The environment. The absence of plasticizers can help reduce the risk of health complications caused by di-(2-ethylhexyl)phthalate (DEHP), the main plasticizer for polyvinyl chloride (PVC), which is known to leach into ground water and can have a negative impact on human health. Barrier films for ostomy applications can be made from novel materials that are less damaging to the environment than traditional films. These films are free of PVC, polyvinylidene chloride (PVdC), and plasticizers.

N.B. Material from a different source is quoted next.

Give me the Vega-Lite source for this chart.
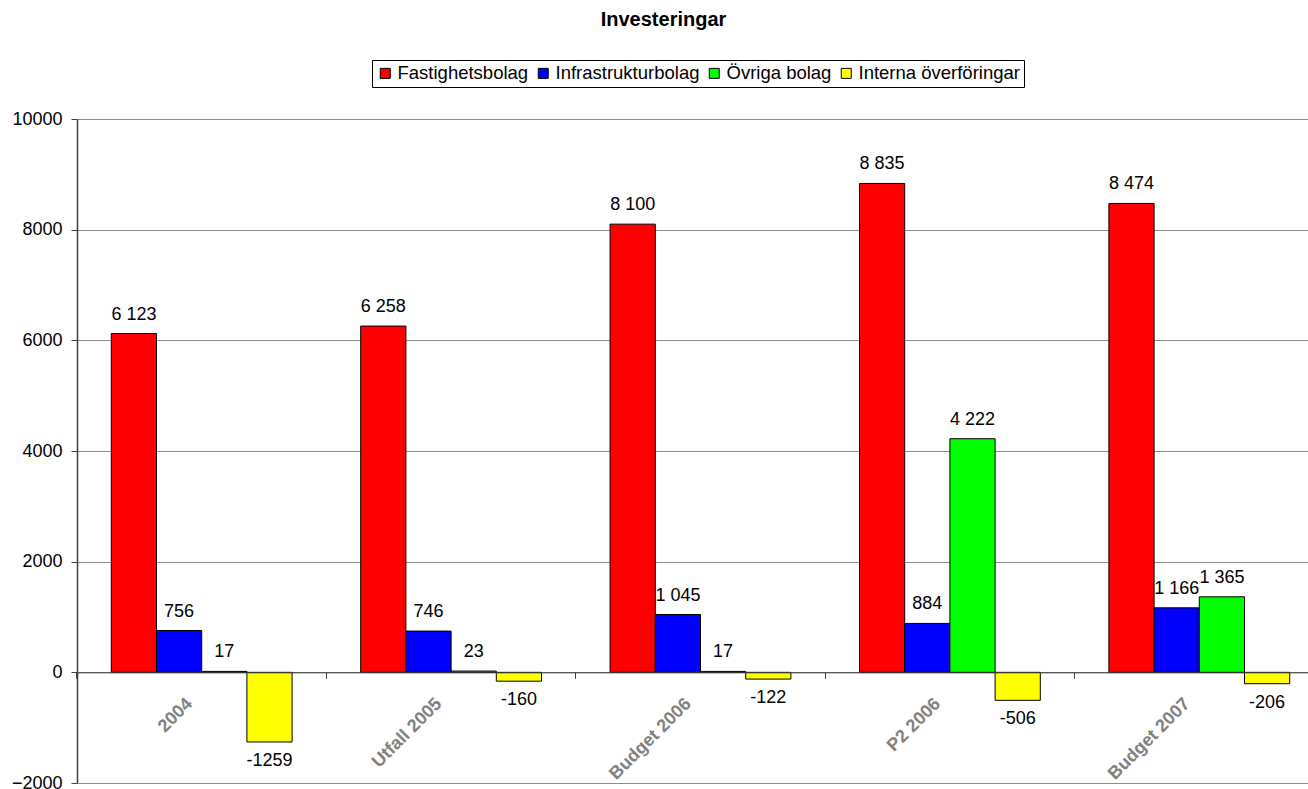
{
  "$schema": "https://vega.github.io/schema/vega-lite/v6.json",
  "autosize": "none",
  "padding": {"left": 77, "top": 119, "right": 0, "bottom": 6},
  "width": 1231,
  "height": 664,
  "background": "white",
  "title": {"text": "Investeringar", "fontSize": 20, "font": "Liberation Sans", "fontWeight": "bold", "color": "black", "anchor": "middle", "dx": -29, "offset": 30},
  "config": {"view": {"stroke": null}, "font": "Liberation Sans"},
  "datasets": {
    "inv": [
      {"category": "2004", "series": "Fastighetsbolag", "value": 6123, "label": "6 123"},
      {"category": "2004", "series": "Infrastrukturbolag", "value": 756, "label": "756"},
      {"category": "2004", "series": "Övriga bolag", "value": 17, "label": "17"},
      {"category": "2004", "series": "Interna överföringar", "value": -1259, "label": "-1259"},
      {"category": "Utfall 2005", "series": "Fastighetsbolag", "value": 6258, "label": "6 258"},
      {"category": "Utfall 2005", "series": "Infrastrukturbolag", "value": 746, "label": "746"},
      {"category": "Utfall 2005", "series": "Övriga bolag", "value": 23, "label": "23"},
      {"category": "Utfall 2005", "series": "Interna överföringar", "value": -160, "label": "-160"},
      {"category": "Budget 2006", "series": "Fastighetsbolag", "value": 8100, "label": "8 100"},
      {"category": "Budget 2006", "series": "Infrastrukturbolag", "value": 1045, "label": "1 045"},
      {"category": "Budget 2006", "series": "Övriga bolag", "value": 17, "label": "17"},
      {"category": "Budget 2006", "series": "Interna överföringar", "value": -122, "label": "-122"},
      {"category": "P2 2006", "series": "Fastighetsbolag", "value": 8835, "label": "8 835"},
      {"category": "P2 2006", "series": "Infrastrukturbolag", "value": 884, "label": "884"},
      {"category": "P2 2006", "series": "Övriga bolag", "value": 4222, "label": "4 222"},
      {"category": "P2 2006", "series": "Interna överföringar", "value": -506, "label": "-506"},
      {"category": "Budget 2007", "series": "Fastighetsbolag", "value": 8474, "label": "8 474"},
      {"category": "Budget 2007", "series": "Infrastrukturbolag", "value": 1166, "label": "1 166"},
      {"category": "Budget 2007", "series": "Övriga bolag", "value": 1365, "label": "1 365"},
      {"category": "Budget 2007", "series": "Interna överföringar", "value": -206, "label": "-206"}
    ]
  },
  "data": {"name": "inv"},
  "layer": [
    {
      "mark": {"type": "bar", "stroke": "black", "strokeWidth": 1},
      "encoding": {
        "x": {
          "field": "category", "type": "nominal", "sort": null,
          "scale": {"range": [0, 1247], "paddingInner": 0.275, "paddingOuter": 0.1375},
          "axis": {"orient": "bottom", "offset": -110.67, "bandPosition": -0.19, "labels": false, "title": null, "grid": false, "domainColor": "#404040", "domainWidth": 1, "tickColor": "#404040", "tickSize": 6, "zindex": 1}
        },
        "y": {
          "field": "value", "type": "quantitative",
          "scale": {"domain": [-2000, 10000], "nice": false, "zero": false},
          "axis": {"values": [-2000, 0, 2000, 4000, 6000, 8000, 10000], "format": "d", "title": null, "grid": true, "gridColor": "#8c8c8c", "gridWidth": 1, "domainColor": "#404040", "domainWidth": 1.5, "tickColor": "#404040", "tickSize": 6, "labelFontSize": 18, "labelColor": "black", "labelPadding": 9, "labelFont": "Liberation Sans"}
        },
        "xOffset": {"field": "series", "type": "nominal", "sort": ["Fastighetsbolag", "Infrastrukturbolag", "Övriga bolag", "Interna överföringar"], "scale": {"paddingInner": 0, "paddingOuter": 0}},
        "color": {
          "field": "series", "type": "nominal",
          "scale": {"domain": ["Fastighetsbolag", "Infrastrukturbolag", "Övriga bolag", "Interna överföringar"], "range": ["#FF0000", "#0000FF", "#00FF00", "#FFFF00"]},
          "legend": {"title": null, "orient": "none", "legendX": 295, "legendY": -59, "direction": "horizontal", "columns": 4, "strokeColor": "black", "padding": 4, "columnPadding": 5, "labelFontSize": 18.5, "labelLimit": 400, "labelColor": "black", "labelFont": "Liberation Sans", "labelOffset": 3, "symbolType": "square", "symbolSize": 100, "symbolStrokeColor": "black", "symbolStrokeWidth": 1, "symbolOpacity": 1}
        }
      }
    },
    {
      "transform": [{"filter": "datum.value >= 0"}],
      "mark": {"type": "text", "baseline": "alphabetic", "dy": -14, "fontSize": 18, "color": "black", "font": "Liberation Sans"},
      "encoding": {
        "x": {"field": "category", "type": "nominal", "sort": null},
        "y": {"field": "value", "type": "quantitative"},
        "xOffset": {"field": "series", "type": "nominal", "sort": ["Fastighetsbolag", "Infrastrukturbolag", "Övriga bolag", "Interna överföringar"]},
        "text": {"field": "label", "type": "nominal"}
      }
    },
    {
      "transform": [{"filter": "datum.value < 0"}],
      "mark": {"type": "text", "baseline": "top", "dy": 10, "fontSize": 18, "color": "black", "font": "Liberation Sans"},
      "encoding": {
        "x": {"field": "category", "type": "nominal", "sort": null},
        "y": {"field": "value", "type": "quantitative"},
        "xOffset": {"field": "series", "type": "nominal", "sort": ["Fastighetsbolag", "Infrastrukturbolag", "Övriga bolag", "Interna överföringar"]},
        "text": {"field": "label", "type": "nominal"}
      }
    },
    {
      "transform": [{"filter": "datum.series === 'Fastighetsbolag'"}],
      "mark": {"type": "text", "angle": 315, "align": "right", "baseline": "top", "dx": -29, "dy": 3, "fontSize": 18, "fontWeight": "bold", "color": "#808080", "font": "Liberation Sans"},
      "encoding": {
        "x": {"field": "category", "type": "nominal", "sort": null},
        "y": {"datum": 0, "type": "quantitative"},
        "text": {"field": "category", "type": "nominal"}
      }
    }
  ]
}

Cost. In addition to being safer for the environment and human health, plasticizer-free barrier films have economic benefits. They are made from materials that can offer more cost-effective disposal of intermediate scrap. The films still can be sealed using common manufacturing techniques such as heat, heat impulse and RF welding, giving manufacturers the ability to choose the technique that is best for the final product. These factors are relevant as the health care industry strives to control costs amid tighter reimbursement rates for some ostomy products.

In conclusion, barrier films for ostomy applications have benefited from research-intensive advances in materials science. They have become more intelligent, imbued with complex layers, each offering specialized properties. They are fit for a purpose — that is, to meet the patient expectations for comfort, environmental sustainability and affordability.


Deepak Prakash is global director of marketing at Vancive Medical Technologies, an Avery Dennison business. He may be reached at



  1. Dabirian A, Yaghmaei F, Rassouli M, Tafreshi, M Z. Quality of life in ostomy patients: a qualitative study. Patient Pref Adherence. 2011;5:1–5.
  2. Mitchell KA, Rawl, SM, Schmidt CM, et al. Demographic, clinical, and quality of life variables related to embarrassment in veterans living with an intestinal stoma. J Wound Ostomy Continence Nurs. 2007;34:524–532.